Vianney , le 03/09/2024 à 19:45
Concernant la musique rock en France, oui on est à la rue… Quand tu vois que Pearl Jam, en Espagne, ils font deux dates à Madrid et deux à Barcelone… J’en comptabilise zero en France. Le rock en France, c’est un peu comme le metal ou le jazz, il y a les aficionados souvent la 40aine passée et voilà. Pas de releve en vue. Pourquoi la jeune génération s’en désintéresse ? Allez demander aux patrons de NRJ, Fun Radio ou Skyrock (qui n’a plus de rock que le nom). Il fut un temps où ces radios diffusaient Pearl Jam! Je me souviens notamment d’un teasing important avant la sortie de leur nouveau single Given to Fly… sur skyrock. Alors est ce que c’est l’oeuf qui fait la poule ou la poule qui dait l’oeuf… Est ce le désintérêt des jeunes qui poussent ce genre de radio à adapter leur programmation ou inversement, le bourrage de crâne de ces programmations qui façonnent les goûts musicaux de la jeunesse… peut etre un peu des deux.
Vianney , le 03/09/2024 à 19:03
Après plusieurs écoutes, voici mon avis sur la galette: Sans conteste, il s’agit de leur meilleur album depuis… depuis un long moment, je dirais qu’il faut remonter à Binaural. C’est déjà pas mal! Alors oui, la fougue de leur jeunesse, ils l’ont un peu perdu (comme dit plus bas, c’est le cas de pas mal de groupes), pour les prises de risques on repassera, mais ca reste û bon album dans l’ensemble et je trouve que le chant de Vedder est particulièrement inspiré ici. Quant à l’ami McReady, l’importance de sa contribution est à géométrie variable dans le groupe, sur certains album il est à peine credité, sur d’autres plus. Et quand il l’est pleinement sur un titre, c’est souvent très réussi ! Je renvoie notamment au seul titre qu’il signe sur No Code : l’excellent Present Tense (titre sous estimé du groupe mais joué régulièrement en concert).
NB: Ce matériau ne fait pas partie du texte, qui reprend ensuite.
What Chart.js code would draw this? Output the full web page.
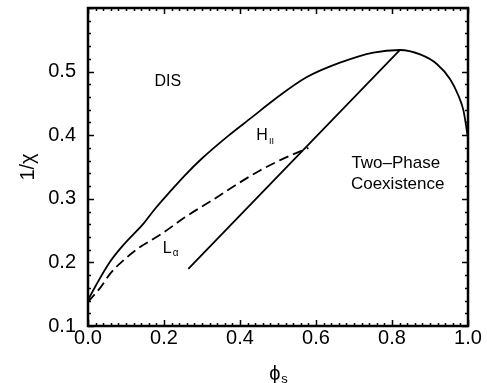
<!DOCTYPE html>
<html>
<head>
<meta charset="utf-8">
<script src="https://cdn.jsdelivr.net/npm/chart.js@4"></script>
<style>
  body { margin: 0; background: #fff; }
</style>
</head>
<body>
<canvas id="phaseChart" width="487" height="383"></canvas>
<script>
// DIS boundary (solid curve)
const boundaryPhi = [0, 0.02, 0.058, 0.097, 0.146, 0.176, 0.22, 0.255, 0.299, 0.369, 0.431, 0.488, 0.575, 0.663, 0.751, 0.821, 0.874, 0.918, 0.953, 0.975, 0.988, 0.997, 1.0];
const boundaryChi = [0.141, 0.163, 0.201, 0.230, 0.261, 0.284, 0.314, 0.337, 0.363, 0.399, 0.428, 0.455, 0.491, 0.514, 0.530, 0.534, 0.527, 0.512, 0.488, 0.462, 0.439, 0.407, 0.395];

// Lα / HII transition (dashed curve)
const dashedPhi = [0, 0.032, 0.058, 0.08, 0.132, 0.194, 0.255, 0.325, 0.387, 0.448, 0.51, 0.58];
const dashedChi = [0.138, 0.160, 0.182, 0.196, 0.222, 0.245, 0.271, 0.297, 0.321, 0.343, 0.362, 0.380];

// coexistence edge (straight line)
const edgePhi = [0.264, 0.821];
const edgeChi = [0.190, 0.534];

const xTickValues = [0, 0.2, 0.4, 0.6, 0.8, 1.0];
const yTickValues = [0.1, 0.2, 0.3, 0.4, 0.5];

const FONT = "'Liberation Sans', Arial, Helvetica, sans-serif";

function pairUp(xs, ys) {
    return xs.map((x, i) => ({ x: x, y: ys[i] }));
}

function drawWithSub(ctx, main, sub, x, y, mainSize, subSize, drop, align) {
    ctx.font = `${mainSize}px ${FONT}`;
    const w1 = ctx.measureText(main).width;
    ctx.font = `${subSize}px ${FONT}`;
    const w2 = ctx.measureText(sub).width;
    let left = x;
    if (align === 'center') left = x - (w1 + w2) / 2;
    ctx.textAlign = 'left';
    ctx.font = `${mainSize}px ${FONT}`;
    ctx.fillText(main, left, y);
    ctx.font = `${subSize}px ${FONT}`;
    ctx.fillText(sub, left + w1 + 1, y + drop);
}

const frameAndLabels = {
    id: 'frameAndLabels',
    afterDraw(chart) {
        const ctx = chart.ctx;
        const a = chart.chartArea;
        const xs = chart.scales.x, ys = chart.scales.y;
        ctx.save();
        ctx.strokeStyle = '#000';

        // inward tick marks on all four sides
        ctx.lineWidth = 1.5;
        ctx.beginPath();
        for (let i = 0; i <= 50; i++) {
            const px = Math.round(xs.getPixelForValue(i * 0.02)) + 0.5;
            const len = i % 10 === 0 ? 6 : 3;
            ctx.moveTo(px, a.bottom); ctx.lineTo(px, a.bottom - len);
            ctx.moveTo(px, a.top); ctx.lineTo(px, a.top + len);
        }
        for (let i = 0; i <= 25; i++) {
            const py = Math.round(ys.getPixelForValue(0.1 + i * 0.02)) + 0.5;
            const len = i % 5 === 0 ? 6 : 3;
            ctx.moveTo(a.left, py); ctx.lineTo(a.left + len, py);
            ctx.moveTo(a.right, py); ctx.lineTo(a.right - len, py);
        }
        ctx.stroke();

        ctx.lineWidth = 2.5;
        ctx.strokeRect(a.left, a.top, a.right - a.left, a.bottom - a.top);

        // region labels
        ctx.fillStyle = '#000';
        ctx.textBaseline = 'alphabetic';
        ctx.font = `16px ${FONT}`;
        ctx.textAlign = 'center';
        ctx.fillText('DIS', xs.getPixelForValue(0.21), ys.getPixelForValue(0.478));
        ctx.font = `17px ${FONT}`;
        ctx.fillText('Two\u2013Phase', xs.getPixelForValue(0.81), ys.getPixelForValue(0.348));
        ctx.fillText('Coexistence', xs.getPixelForValue(0.815), ys.getPixelForValue(0.316));
        drawWithSub(ctx, 'H', 'II', xs.getPixelForValue(0.443), ys.getPixelForValue(0.393), 16, 9, 4, 'left');
        drawWithSub(ctx, 'L', '\u03b1', xs.getPixelForValue(0.197), ys.getPixelForValue(0.214), 16, 10, 3, 'left');

        // axis titles
        drawWithSub(ctx, '\u03d5', 's', (a.left + a.right) / 2, 380, 20, 13, 3, 'center');
        ctx.save();
        ctx.translate(34, (a.top + a.bottom) / 2);
        ctx.rotate(-Math.PI / 2);
        ctx.textAlign = 'center';
        ctx.font = `20px ${FONT}`;
        ctx.fillText('1/\u03c7', 0, 0);
        ctx.restore();

        ctx.restore();
    }
};

const lineStyle = {
    showLine: true,
    borderColor: '#000',
    borderWidth: 1.8,
    pointRadius: 0,
    fill: false,
    cubicInterpolationMode: 'monotone'
};

new Chart(
    document.getElementById('phaseChart'),
    {
        type: 'scatter',
        data: {
            datasets: [
                Object.assign({ label: 'DIS boundary', data: pairUp(boundaryPhi, boundaryChi) }, lineStyle),
                Object.assign({ label: 'Lα–HII', data: pairUp(dashedPhi, dashedChi), borderDash: [10, 5] }, lineStyle),
                Object.assign({ label: 'edge', data: pairUp(edgePhi, edgeChi) }, lineStyle)
            ]
        },
        options: {
            responsive: false,
            animation: false,
            devicePixelRatio: 1,
            layout: { padding: { top: 8, right: 19, left: 0, bottom: 0 } },
            plugins: {
                legend: { display: false },
                tooltip: { enabled: false }
            },
            scales: {
                x: {
                    type: 'linear',
                    min: 0,
                    max: 1,
                    afterBuildTicks: s => { s.ticks = xTickValues.map(v => ({ value: v })); },
                    afterFit: s => { s.height = 57; s.paddingLeft = 0; s.paddingRight = 0; },
                    grid: { display: false, drawTicks: false },
                    border: { display: false },
                    ticks: {
                        color: '#000',
                        padding: 0,
                        maxRotation: 0,
                        font: { family: FONT, size: 20 },
                        callback: v => v.toFixed(1)
                    }
                },
                y: {
                    type: 'linear',
                    min: 0.1,
                    max: 0.6,
                    afterBuildTicks: s => { s.ticks = yTickValues.map(v => ({ value: v })); },
                    afterFit: s => { s.width = 88; s.paddingTop = 0; s.paddingBottom = 0; },
                    grid: { display: false, drawTicks: false },
                    border: { display: false },
                    ticks: {
                        color: '#000',
                        padding: 12,
                        font: { family: FONT, size: 20 },
                        callback: v => v.toFixed(1)
                    }
                }
            }
        },
        plugins: [frameAndLabels]
    }
);
</script>
</body>
</html>
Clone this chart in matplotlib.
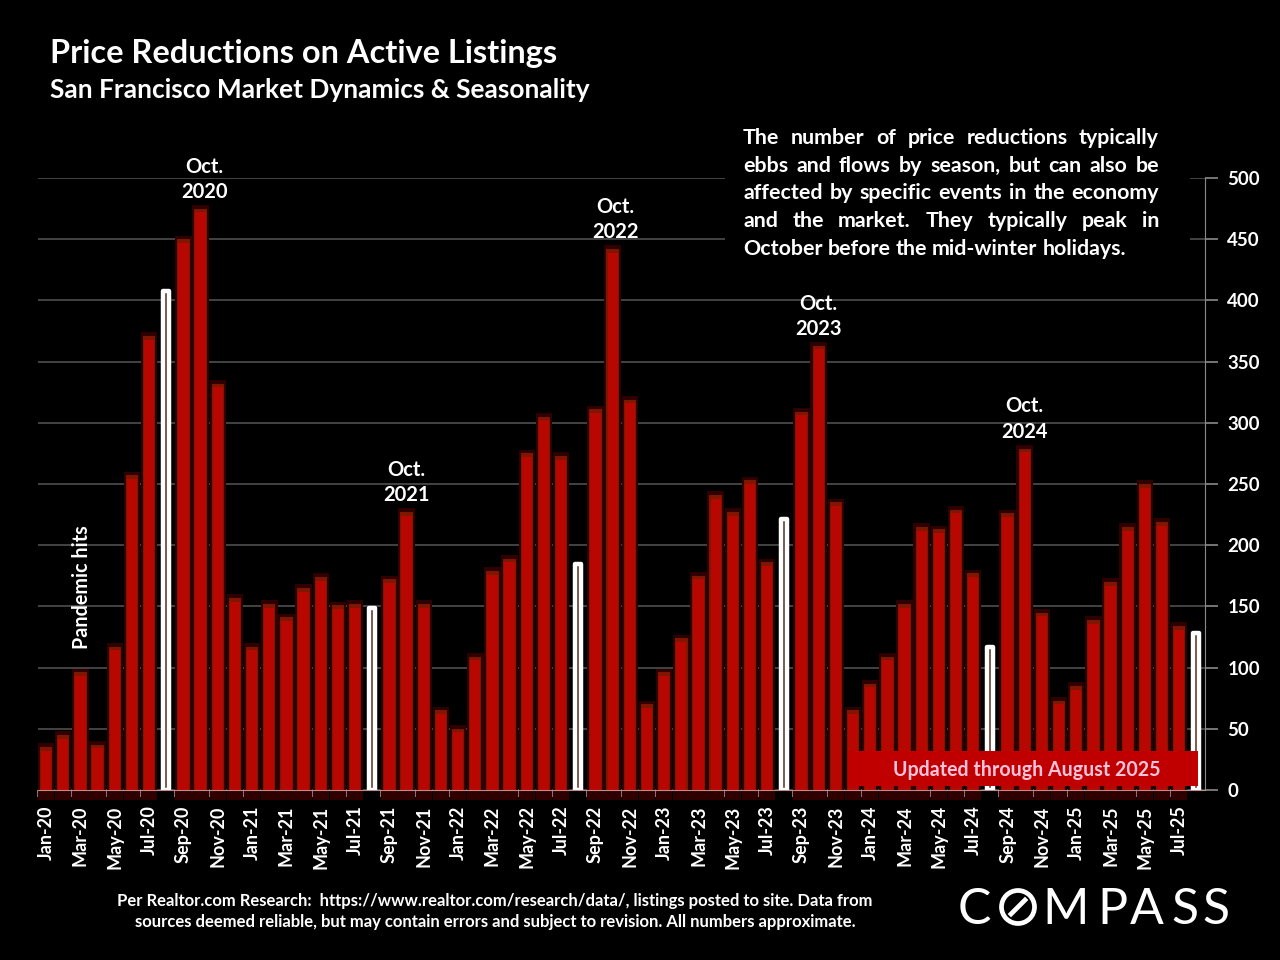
import matplotlib
matplotlib.use('Agg')
import matplotlib.pyplot as plt
from matplotlib.patches import Rectangle, Circle
import numpy as np

plt.rcParams['font.family'] = ['Lato', 'DejaVu Sans']

# Monthly price reductions, Jan-20 to Aug-25
years = ['20', '21', '22', '23', '24', '25']
month_names = ['Jan', 'Feb', 'Mar', 'Apr', 'May', 'Jun', 'Jul', 'Aug', 'Sep', 'Oct', 'Nov', 'Dec']
months = [m + '-' + y for y in years for m in month_names][:68]
values = [35, 45, 96, 37, 117, 257, 371, 408, 450, 475, 332, 157,
          117, 152, 141, 165, 174, 151, 152, 149, 172, 227, 152, 65,
          50, 109, 179, 189, 275, 305, 273, 185, 311, 442, 319, 70,
          96, 124, 175, 241, 227, 253, 186, 221, 309, 363, 235, 65,
          87, 109, 152, 215, 213, 229, 177, 117, 226, 279, 145, 73,
          85, 139, 170, 215, 250, 219, 134, 128]
y_ticks = [0, 50, 100, 150, 200, 250, 300, 350, 400, 450, 500]
oct_labels = ['Oct.\n2020', 'Oct.\n2021', 'Oct.\n2022', 'Oct.\n2023', 'Oct.\n2024']
oct_index = [9, 21, 33, 45, 57]

note_lines = ['The number of price reductions typically',
              'ebbs and flows by season, but can also be',
              'affected by specific events in the economy',
              'and the market. They typically peak in',
              'October before the mid-winter holidays.']

x = np.arange(len(values))
vals = np.array(values)
is_aug = np.array([m.startswith('Aug') for m in months])

W, H = 1280, 960
fig = plt.figure(figsize=(12.8, 9.6), dpi=100, facecolor='black')
ax = fig.add_axes([37.5 / W, (H - 790) / H, (1205 - 37.5) / W, (790 - 178) / H], facecolor='black')
ax.set_xlim(-0.5, len(values) - 0.5)
ax.set_ylim(0, 500)
ax.grid(axis='y', color='#555555', linewidth=1.1)
ax.set_axisbelow(True)

# dark halo behind the bars, running a little past both ends
ax.bar(x[~is_aug], vals[~is_aug] + 11, bottom=-8, width=0.96, color='#2e0000', clip_on=False, zorder=2)
ax.bar(x[~is_aug], vals[~is_aug], width=0.72, color='#7e1600', zorder=3)
ax.bar(x[~is_aug], vals[~is_aug] - 3, width=0.6, color='#b80600', zorder=4)

# August bars are outlined in white
ax.bar(x[is_aug], vals[is_aug], width=0.35, facecolor='#5a3020', edgecolor='white', linewidth=3.2,
       joinstyle='round', zorder=5)

ax.yaxis.tick_right()
ax.set_yticks(y_ticks)
ax.tick_params(axis='y', colors='#8a8a8a', length=9, width=1.2, labelcolor='white', labelsize=13.5, pad=7)
for lab in ax.get_yticklabels():
    lab.set_fontweight('bold')

ax.set_xticks(x[::2])
ax.set_xticklabels(months[::2], rotation=90, color='white', fontsize=13, fontweight='bold')
ax.tick_params(axis='x', length=0, pad=11)
ax.set_xticks(x[::2] - 0.5, minor=True)
ax.tick_params(axis='x', which='minor', length=5, width=1.1, color='#c09090')

for s in ['top', 'left']:
    ax.spines[s].set_visible(False)
ax.spines['right'].set_color('#8a8a8a')
ax.spines['bottom'].set_color('#c08a90')
ax.spines['bottom'].set_zorder(6)

# the Oct. labels sit a little off their bars in the original
for lab, i, dx in zip(oct_labels, oct_index, [3, 0, 2, 0, 0]):
    ax.annotate(lab, (x[i], values[i]), xytext=(dx, 5), textcoords='offset points',
                ha='center', va='bottom', color='white', fontsize=14.5, fontweight='bold', linespacing=1.32,
                zorder=7)

# page-level overlay in pixel coordinates
ov = fig.add_axes([0, 0, 1, 1], facecolor='none')
ov.set_xlim(0, W)
ov.set_ylim(H, 0)
ov.axis('off')

ov.text(50, 53, 'Price Reductions on Active Listings', color='white', fontsize=23.4, fontweight='bold', va='center')
ov.text(50, 90, 'San Francisco Market Dynamics & Seasonality', color='white', fontsize=18.9, fontweight='bold', va='center')

ov.text(82, 587, 'Pandemic hits', color='white', fontsize=14.2, fontweight='bold', rotation=90, ha='center', va='center')

# note block, justified word by word
ov.add_patch(Rectangle((725, 120), 465, 148, facecolor='black', edgecolor='none', zorder=1))
renderer = fig.canvas.get_renderer()
left, right = 743, 1159
for row, line in enumerate(note_lines):
    y = 138 + row * 27.7
    words = line.split()
    items = [ov.text(0, y, w, color='white', fontsize=15.4, fontweight='bold', va='center', zorder=2) for w in words]
    widths = [t.get_window_extent(renderer).width for t in items]
    if row < len(note_lines) - 1:
        gap = (right - left - sum(widths)) / (len(words) - 1)
    else:
        gap = 5
    pos = left
    for t, w in zip(items, widths):
        t.set_x(pos)
        pos += w + gap

# update banner
ov.add_patch(Rectangle((848, 751), 350, 35, facecolor='#c00000', edgecolor='none', zorder=3))
ov.text(1027, 770, 'Updated through August 2025', color='#ffc4dc', fontsize=14.1, fontweight='bold',
        ha='center', va='center', zorder=4)

# footer
ov.text(495, 901, 'Per Realtor.com Research:  https://www.realtor.com/research/data/, listings posted to site. Data from',
        color='white', fontsize=12, fontweight='bold', ha='center', va='center')
ov.text(495, 922, 'sources deemed reliable, but may contain errors and subject to revision. All numbers approximate.',
        color='white', fontsize=12, fontweight='bold', ha='center', va='center')

# logo
for letter, lx in zip(['C', 'M', 'P', 'A', 'S', 'S'], [974, 1066, 1112, 1147, 1185, 1216]):
    ov.text(lx, 910, letter, color='white', fontsize=36, ha='center', va='center', fontweight='normal')
ov.add_patch(Circle((1018, 907), 16.5, facecolor='none', edgecolor='white', linewidth=3.4))
ov.plot([1011, 1025], [914, 900], color='white', linewidth=3.4)

fig.savefig('out.png', dpi=100, facecolor='black')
Bon, sinon si vous êtes fan du bonhomme je ne peux que vous renvoyer vers Mad Season pour lequel sa contribution est totale et magique !
NicolasAR, le 03/09/2024 à 08:27
Ah ah merci @afterthegoldrush pour tes éclaircissements, et globalement je suis d'accord avec toi sur le manque d'estime (voire l'anonymat) de Pearl Jam en France, c'est malheureux mais c'est ainsi. Le groupe reste surtout un phénomène aux states, et quand on voit les ventes de disque de PJ dans le monde, il est un fait que la France n'est pas la seule à snober le groupe. Pour McCready, je le trouve sous-estimé de façon criante, y compris en regard du succès du groupe, parce que quelque part PJ est assez difficile à positionner dans l'échiquier du rock et en particulier du grunge. McCready est clairement une exception à Seattle, le seul (ou presque, avec Cantrell mais qui s'avère bien moins flamboyant) à être issu de la scène "metal" de Rain City, et clairement il a souffert de ce jeu trop technique, trop propre, trop "classique" (à la Stevie Ray Vaughan) dans le milieu du grunge. Mais il apporte une vraie patte à ce projet qui le démarque notamment beaucoup de Mother Love Bone. Pour aller dans ton sens, on va dire que je le trouve "encore plus sous-estimé" que son actuel statut. Et je garde mon avis sur "Upper Hand", franchement pas bon de mon point de vue - mais je ne prétends pas détenir le bon goût absolu !
afterthegoldsrush, le 02/09/2024 à 20:30
Attention Nico, un die hard fan te lit....Je suis globalement d'accord avec toi...l'album est plutôt bon sans être au niveau des premiers efforts (comme pour 99,9% des groupes) et les titres heavy sont franchement réussis et effectivement supérieurs au reste du disque...Mais ! McCready n'est pas sous-estimé...c'est PJ qui est sous-estimé en France...On est le seul pays a avoir été hermétique (Cobain a tout vampirisé malgré lui chez les média français), du coup, ils nous snobent a chaque tournée. McCready est reconnu par ses pairs comme étant immense et, ce depuis le début. Et il est justement la star de l'album avec de longs solos , il a bien plus de place que d'habitude ! Upper Hand est à mon sens bien meilleur que ce que tu en dis et setting sun superbe...Alors il y a des temps faibles, Got to give sonne comme du Who en moins bien (référence de Vedder), something special (dédicace à ses filles) pourrait/devrait figurer sur un lp solo et wreckage (salut tom petty !) est bien trop longue. La production de A. Watt apporte une vraie énergie (un vrai plus) mais manque de respiration... En bref, un sacré disque après 33 an d'existence et bon sang les gens , mais écoutez Pearl Jam nom de diou !!! Bisous !!!